Friday, the icemeter surveyed about 100km of fjords, south of Qikiqtarjuaq, to the entrance of North Pangnirtung Fiord. Beautiful. A privilege to travel on a smooth ice, although snowy, surrounded by mountains and fascinating cliffs.

At the end of the fjord starts Akshayuk Pass, which crosses Auyuittuq National Park to Pangnirtung. It attracts hikers and adventurers of all kinds, summer and winter. Among the first of the season, despite still low temperatures, four runners visited us on board Vagabond before attempting to run the 140km within 48 hours. Soon there will be an attempt by bike! Usually in this season are skiers.

Saturday, with Leelee, we went seal hunting, but we only found breathing holes that had not been used recently... empty-handed. Anyway, it was a great day on the ice!

Sunday, south of Broughton Island, in a nice and warm cabin, Sammy, Philip, Yves and Eric got ready to dive under the ice, helped by wifes and children. Nobody gets tired of these shared moments and everyone feasts on clams.

Thirty boxes of scientific equipment sent by the team of Takuvik finally arrived yesterday... the same day as the first chicks hatch! Swiss residents have brought eggs and made ​​an incubator here, to the amazement of Inuit who had never seen chicks!

It's now time for scientific field work!

more images.

Party in town

  • Commemoration secours exceptionnel

We just returned from a party in the village for a special event: it is the anniversary of an important search and rescue which took place last year. A man was lost for seven days while travelling by skidoo; he was found alive, he had no food and temperature was around -30°C... His father's speech, although in Inuktitut, was moving.

On our side, we are surviving very well on board Vagabond, everyone has a smile, even if cold hands are sometimes unavoidable for smaller ones!

Another world

  • Degager le sable pour trouver des clams
  • Charlie remonte avec sac de clams

Less than a meter of ice is separating us from another world.
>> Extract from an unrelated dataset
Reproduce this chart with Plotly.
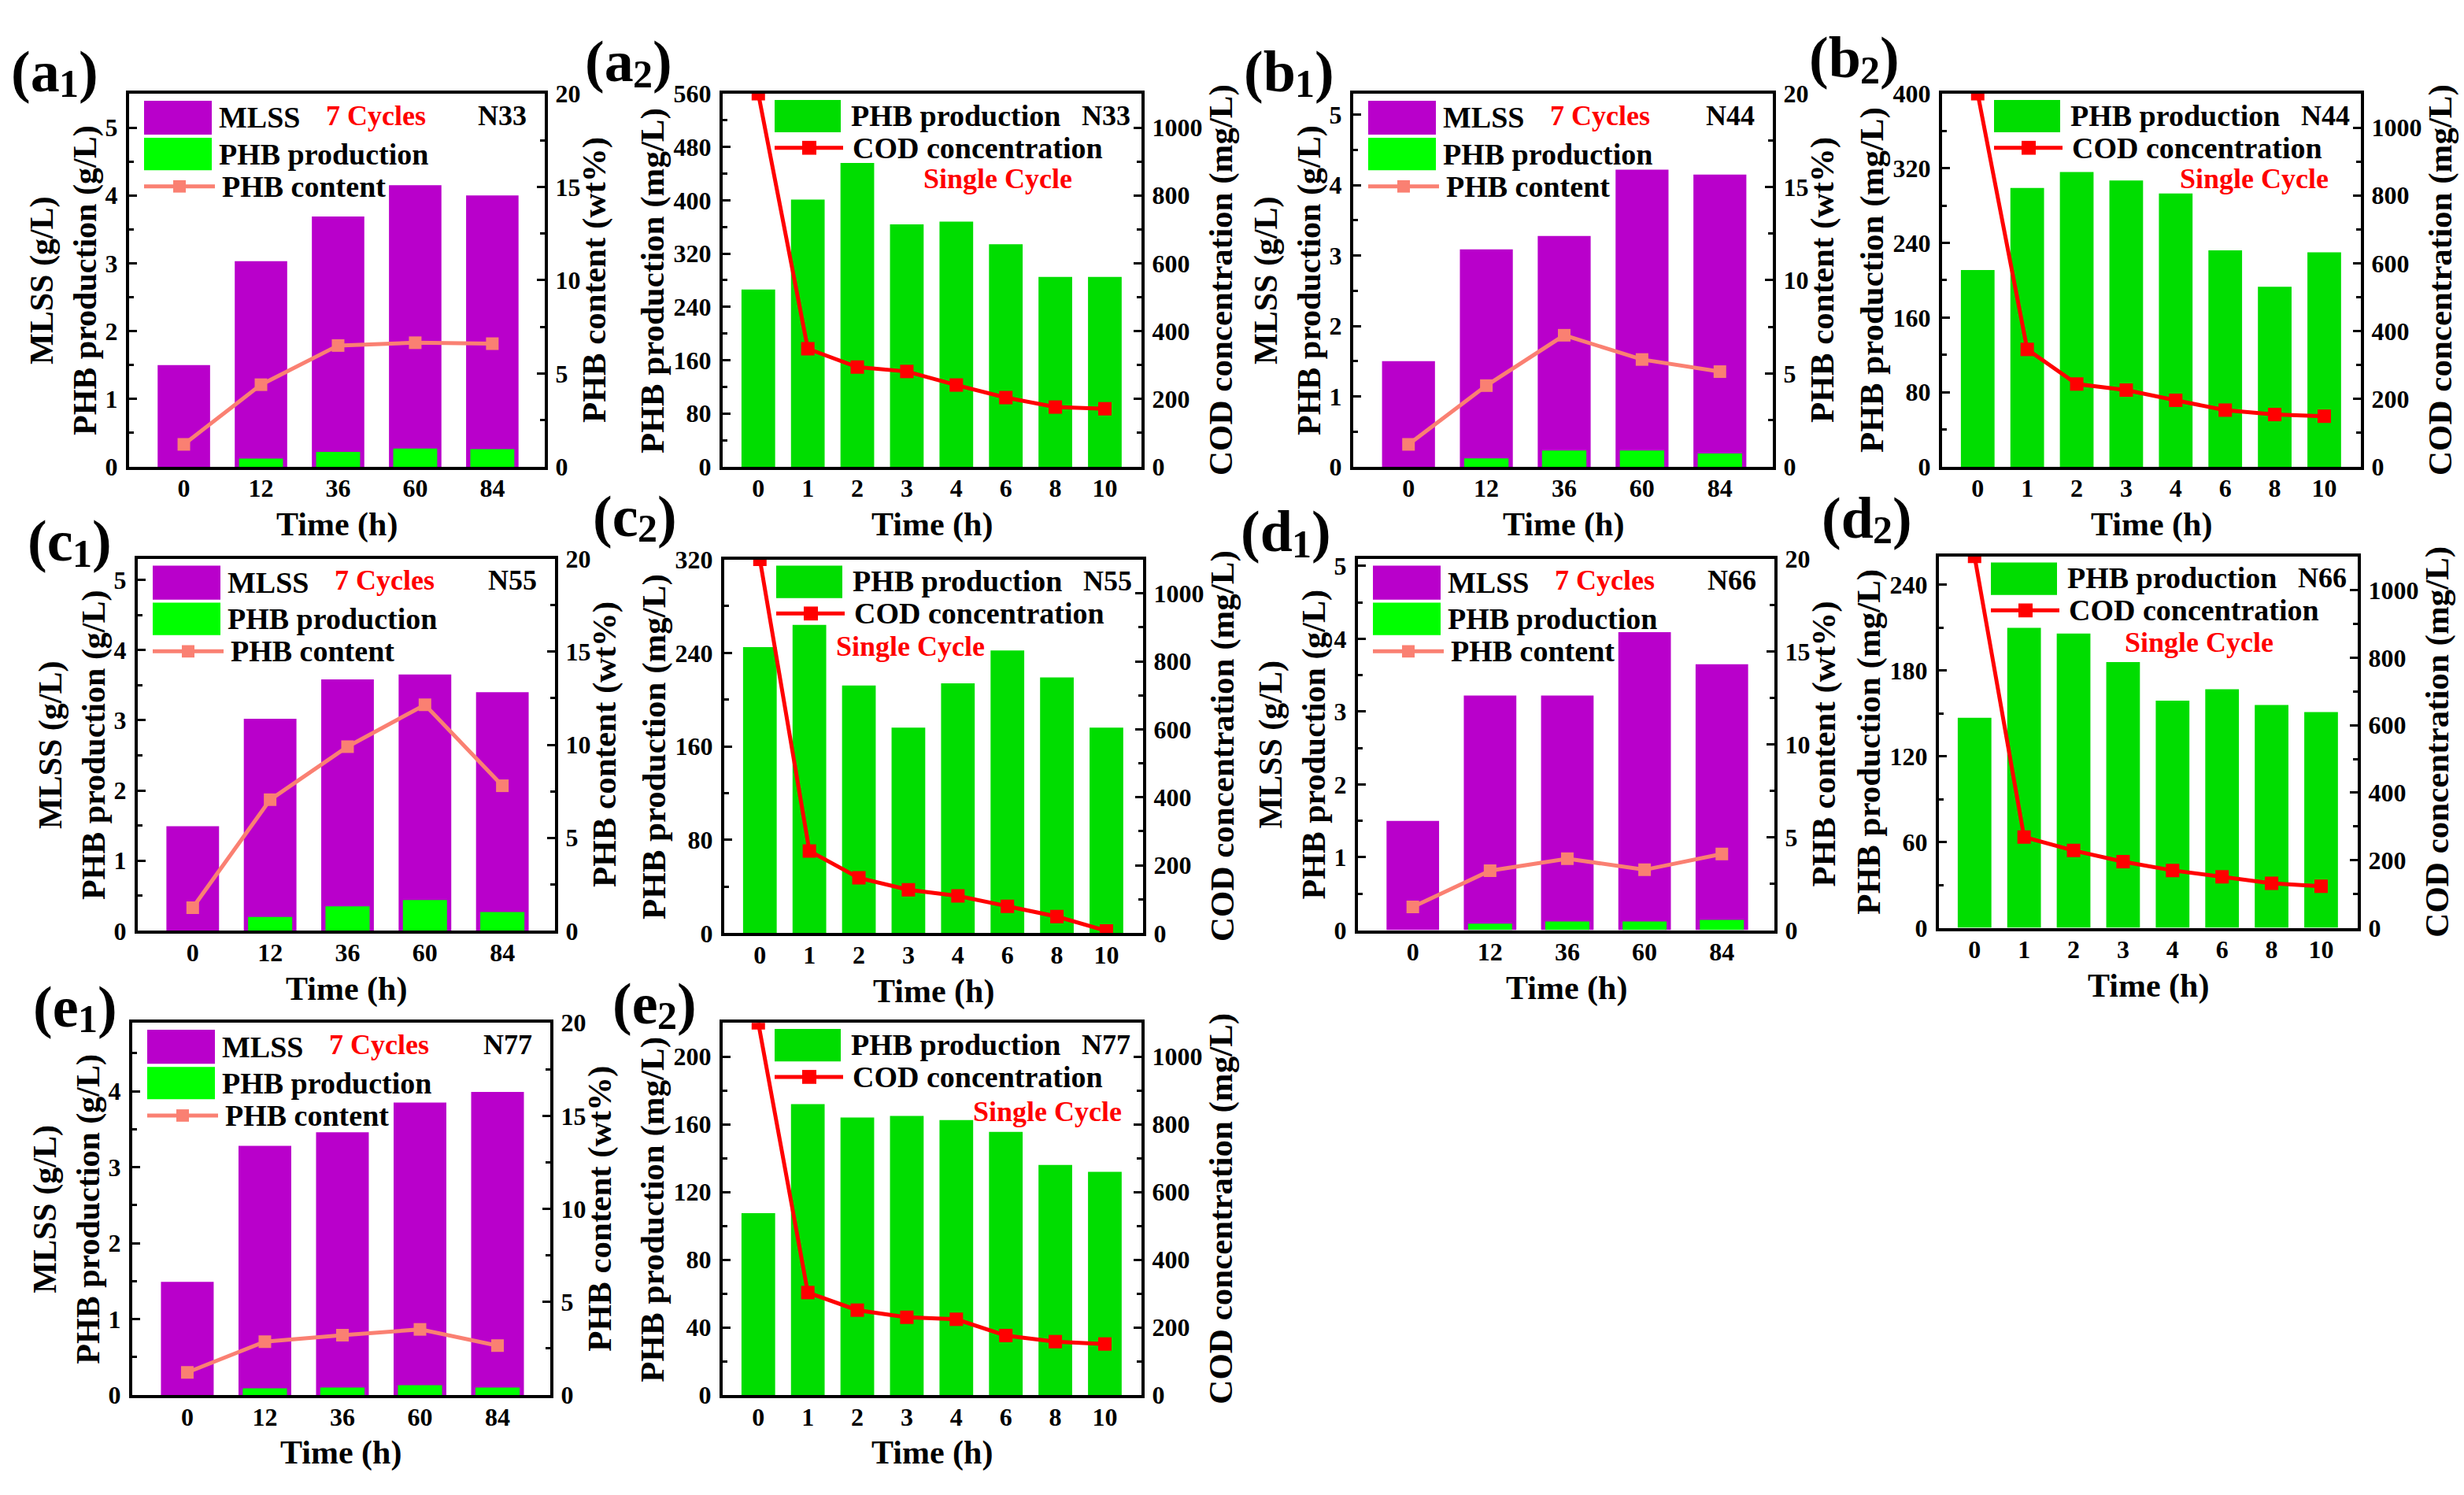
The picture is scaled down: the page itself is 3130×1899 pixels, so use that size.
import plotly.graph_objects as go

W, H = 3130, 1899

# ---------------- data ----------------
times_multi = ["0", "12", "36", "60", "84"]          # h (7 cycles)
times_single = ["0", "1", "2", "3", "4", "6", "8", "10"]  # h (single cycle)
samples = ["N33", "N44", "N55", "N66", "N77"]

mlss_n33 = [1.50, 3.03, 3.69, 4.15, 4.00]
phb_gl_n33 = [0.0, 0.12, 0.22, 0.27, 0.26]
content_n33 = [1.2, 4.4, 6.5, 6.65, 6.6]
phb_mgl_n33 = [266, 401, 456, 364, 368, 334, 285, 285]
cod_n33 = [1100, 348, 294, 281, 241, 204, 176, 171]

mlss_n44 = [1.50, 3.09, 3.28, 4.22, 4.15]
phb_gl_n44 = [0.0, 0.12, 0.23, 0.23, 0.19]
content_n44 = [1.2, 4.35, 7.05, 5.75, 5.1]
phb_mgl_n44 = [211, 299, 316, 307, 293, 232, 193, 230]
cod_n44 = [1100, 346, 244, 226, 196, 167, 154, 149]

mlss_n55 = [1.49, 3.02, 3.58, 3.65, 3.40]
phb_gl_n55 = [0.0, 0.20, 0.35, 0.44, 0.27]
content_n55 = [1.25, 7.05, 9.9, 12.15, 7.8]
phb_mgl_n55 = [245, 264, 212, 176, 214, 242, 219, 176]
cod_n55 = [1100, 242, 163, 128, 110, 79, 49, 7]

mlss_n66 = [1.50, 3.22, 3.22, 4.09, 3.65]
phb_gl_n66 = [0.0, 0.09, 0.12, 0.12, 0.14]
content_n66 = [1.25, 3.2, 3.85, 3.25, 4.1]
phb_mgl_n66 = [147, 210, 206, 186, 159, 167, 156, 151]
cod_n66 = [1100, 269, 229, 196, 170, 151, 132, 123]

mlss_n77 = [1.49, 3.28, 3.46, 3.85, 3.99]
phb_gl_n77 = [0.0, 0.09, 0.10, 0.13, 0.10]
content_n77 = [1.22, 2.87, 3.22, 3.53, 2.66]
phb_mgl_n77 = [107.5, 172, 164, 165, 162.5, 155.6, 136, 132]
cod_n77 = [1100, 303, 251, 230, 224, 176, 158, 151]

multi_sets = [
    ("a", mlss_n33, phb_gl_n33, content_n33),
    ("b", mlss_n44, phb_gl_n44, content_n44),
    ("c", mlss_n55, phb_gl_n55, content_n55),
    ("d", mlss_n66, phb_gl_n66, content_n66),
    ("e", mlss_n77, phb_gl_n77, content_n77),
]
single_sets = [
    ("a", phb_mgl_n33, cod_n33),
    ("b", phb_mgl_n44, cod_n44),
    ("c", phb_mgl_n55, cod_n55),
    ("d", phb_mgl_n66, cod_n66),
    ("e", phb_mgl_n77, cod_n77),
]

# ---------------- layout geometry (pixels) ----------------
multi_geom = {
    "a": dict(L=164, R=692, T=103, B=586, ymax=5.5, lab=(68, 74)),
    "b": dict(L=1719, R=2252, T=103, B=586, ymax=5.3, lab=(1636, 74)),
    "c": dict(L=175, R=705, T=705, B=1187, ymax=5.3, lab=(87, 682)),
    "d": dict(L=1725, R=2254, T=705, B=1186, ymax=5.1, lab=(1632, 670)),
    "e": dict(L=168, R=699, T=1306, B=1788, ymax=4.9, lab=(94, 1285)),
}
single_geom = {
    "a": dict(L=918, R=1450, T=103, B=586, ymax=560, dt=80, lab=(797, 61), sc=(349, 110)),
    "b": dict(L=2467, R=2999, T=103, B=586, ymax=400, dt=80, lab=(2354, 56), sc=(396, 110)),
    "c": dict(L=920, R=1452, T=706, B=1190, ymax=320, dt=80, lab=(805, 650), sc=(236, 113)),
    "d": dict(L=2463, R=2995, T=702, B=1183, ymax=260, dt=60, lab=(2370, 652), sc=(330, 111)),
    "e": dict(L=918, R=1450, T=1306, B=1788, ymax=220, dt=40, lab=(830, 1281), sc=(412, 115)),
}
letter_w = {"a": 0.5, "b": 0.556, "c": 0.444, "d": 0.556, "e": 0.444}

PURPLE = "#B900CB"
GREEN1 = "#00FF00"
GREEN2 = "#00DD00"
SALMON = "#FA8072"
RED = "#FF0000"
FONT = "Liberation Serif"


def fx(x):
    return x / W


def fy(y):
    return 1 - y / H


fig = go.Figure()
layout = dict(
    width=W, height=H, margin=dict(l=0, r=0, t=0, b=0),
    paper_bgcolor="white", plot_bgcolor="white",
    barmode="overlay", showlegend=False,
    font=dict(family=FONT, size=32, color="black", weight="bold"),
)
annotations = []
shapes = []


def ann(text, x, y, size, color="black", angle=0, xanchor="center", yanchor="middle"):
    annotations.append(dict(
        text=text, x=fx(x), y=fy(y), xref="paper", yref="paper",
        showarrow=False, textangle=angle, xanchor=xanchor, yanchor=yanchor,
        font=dict(family=FONT, size=size, color=color, weight="bold"),
    ))


def panel_label(letter, num, cx, cy):
    big, small = 74, 50
    w1 = (0.333 + letter_w[letter]) * big
    w2 = 0.5 * small
    w3 = 0.333 * big
    x0 = cx - (w1 + w2 + w3) / 2
    ann("(" + letter, x0, cy, big, xanchor="left")
    ann(num, x0 + w1 - 1, cy + 16, small, xanchor="left")
    ann(")", x0 + w1 + w2 - 1, cy, big, xanchor="left")


def axis_common():
    return dict(showline=True, linewidth=4, linecolor="black", showgrid=False,
                zeroline=False, fixedrange=True,
                tickfont=dict(family=FONT, size=32, color="black", weight="bold"))


def add_axes(idx, g, xcats, xrange, lrange, ldt, rrange, rdt):
    xa = axis_common()
    xa.update(domain=[fx(g["L"]), fx(g["R"])], anchor=f"y{2*idx-1}", type="category",
              categoryorder="array", categoryarray=xcats, range=xrange, mirror=True,
              ticks="", ticklabelstandoff=-4)
    yl = axis_common()
    yl.update(domain=[fy(g["B"]), fy(g["T"])], anchor=f"x{idx}", range=lrange, dtick=ldt,
              tick0=0, ticks="inside", ticklen=10, tickwidth=3, tickcolor="black",
              minor=dict(dtick=ldt / 2, ticks="inside", ticklen=6, tickwidth=3, tickcolor="black"),
              ticklabelstandoff=4)
    yr = axis_common()
    yr.update(overlaying=f"y{2*idx-1}", side="right", anchor=f"x{idx}", range=rrange, dtick=rdt,
              tick0=0, ticks="inside", ticklen=10, tickwidth=3, tickcolor="black",
              minor=dict(dtick=rdt / 2, ticks="inside", ticklen=6, tickwidth=3, tickcolor="black"),
              ticklabelstandoff=3)
    layout[f"xaxis{'' if idx == 1 else idx}"] = xa
    layout[f"yaxis{'' if idx == 1 else 2*idx-1}"] = yl
    layout[f"yaxis{2*idx}"] = yr


idx = 0
for k in range(5):
    key, mlss, phb_gl, content = multi_sets[k]
    _, phb_mgl, cod = single_sets[k]
    name = samples[k]

    # ---- 7-cycle panel ----
    idx += 1
    g = multi_geom[key]
    add_axes(idx, g, times_multi, [-0.71, 4.68], [0, g["ymax"]], 1, [0, 20], 5)
    xa, yl, yr = f"x{idx}", f"y{2*idx-1}", f"y{2*idx}"
    fig.add_trace(go.Bar(x=times_multi, y=mlss, width=0.68, marker=dict(color=PURPLE, line=dict(width=0)),
                         name="MLSS", xaxis=xa, yaxis=yl))
    fig.add_trace(go.Bar(x=times_multi, y=phb_gl, width=0.57, marker=dict(color=GREEN1, line=dict(width=0)),
                         name="PHB production", xaxis=xa, yaxis=yl))
    fig.add_trace(go.Scatter(x=times_multi, y=content, mode="lines+markers", name="PHB content",
                             line=dict(color=SALMON, width=5),
                             marker=dict(symbol="square", size=16, color=SALMON),
                             xaxis=xa, yaxis=yr))
    L, R, T, B = g["L"], g["R"], g["T"], g["B"]
    # legend swatches
    shapes.append(dict(type="rect", xref="paper", yref="paper", x0=fx(L+19), x1=fx(L+105),
                       y0=fy(T+53), y1=fy(T+9), fillcolor=PURPLE, line=dict(width=0)))
    shapes.append(dict(type="rect", xref="paper", yref="paper", x0=fx(L+19), x1=fx(L+105),
                       y0=fy(T+99), y1=fy(T+57), fillcolor=GREEN1, line=dict(width=0)))
    shapes.append(dict(type="line", xref="paper", yref="paper", x0=fx(L+19), x1=fx(L+109),
                       y0=fy(T+120), y1=fy(T+120), line=dict(color=SALMON, width=5)))
    shapes.append(dict(type="rect", xref="paper", yref="paper", x0=fx(L+56), x1=fx(L+72),
                       y0=fy(T+128), y1=fy(T+112), fillcolor=SALMON, line=dict(width=0)))
    ann("MLSS", L+112, T+31, 38, xanchor="left")
    ann("PHB production", L+112, T+78, 38, xanchor="left")
    ann("PHB content", L+116, T+120, 38, xanchor="left")
    ann("7 Cycles", L+313, T+28, 36, color=RED)
    ann(name, R-54, T+28, 36)
    # axis titles
    cy = (T + B) / 2
    ann("MLSS (g/L)<br>PHB production (g/L)", L-83, cy, 42, angle=-90)
    ann("PHB content (wt%)", R+63, cy, 43, angle=-90)
    ann("Time (h)", (L+R)/2, B+75, 42)
    panel_label(key, "1", g["lab"][0], g["lab"][1])

    # ---- single-cycle panel ----
    idx += 1
    g = single_geom[key]
    add_axes(idx, g, times_single, [-0.72, 7.74], [0, g["ymax"]], g["dt"], [0, 1100], 200)
    xa, yl, yr = f"x{idx}", f"y{2*idx-1}", f"y{2*idx}"
    fig.add_trace(go.Bar(x=times_single, y=phb_mgl, width=0.68, marker=dict(color=GREEN2, line=dict(width=0)),
                         name="PHB production", xaxis=xa, yaxis=yl))
    fig.add_trace(go.Scatter(x=times_single, y=cod, mode="lines+markers", name="COD concentration",
                             line=dict(color=RED, width=5),
                             marker=dict(symbol="square", size=17, color=RED),
                             xaxis=xa, yaxis=yr))
    L, R, T, B = g["L"], g["R"], g["T"], g["B"]
    shapes.append(dict(type="rect", xref="paper", yref="paper", x0=fx(L+66), x1=fx(L+150),
                       y0=fy(T+50), y1=fy(T+8), fillcolor=GREEN2, line=dict(width=0)))
    shapes.append(dict(type="line", xref="paper", yref="paper", x0=fx(L+66), x1=fx(L+153),
                       y0=fy(T+70), y1=fy(T+70), line=dict(color=RED, width=5)))
    shapes.append(dict(type="rect", xref="paper", yref="paper", x0=fx(L+101), x1=fx(L+119),
                       y0=fy(T+79), y1=fy(T+61), fillcolor=RED, line=dict(width=0)))
    ann("PHB production", L+161, T+28, 38, xanchor="left")
    ann(name, R-45, T+28, 36)
    ann("COD concentration", L+163, T+70, 38, xanchor="left")
    ann("Single Cycle", L+g["sc"][0], T+g["sc"][1], 36, color=RED)
    cy = (T + B) / 2
    ann("PHB production (mg/L)", L-89, cy, 43, angle=-90)
    ann("COD concentration (mg/L)", R+101, cy, 43, angle=-90)
    ann("Time (h)", (L+R)/2, B+75, 42)
    panel_label(key, "2", g["lab"][0], g["lab"][1])

layout["annotations"] = annotations
layout["shapes"] = shapes
fig.update_layout(**layout)
fig.write_html("out.html")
The water is clear in winter, sunlight passes through the snow and ice, and the rich underwater life contrasts with the apparent white desert at the surface. Diving into water at -2°C, when it is -30°C outside, represents some constraints, but the show is unforgettable. It's mostly a chance to follow Charlie, one of the few divers in Nunavut collecting clams for a living, and to enjoy his warm shelter above the hole!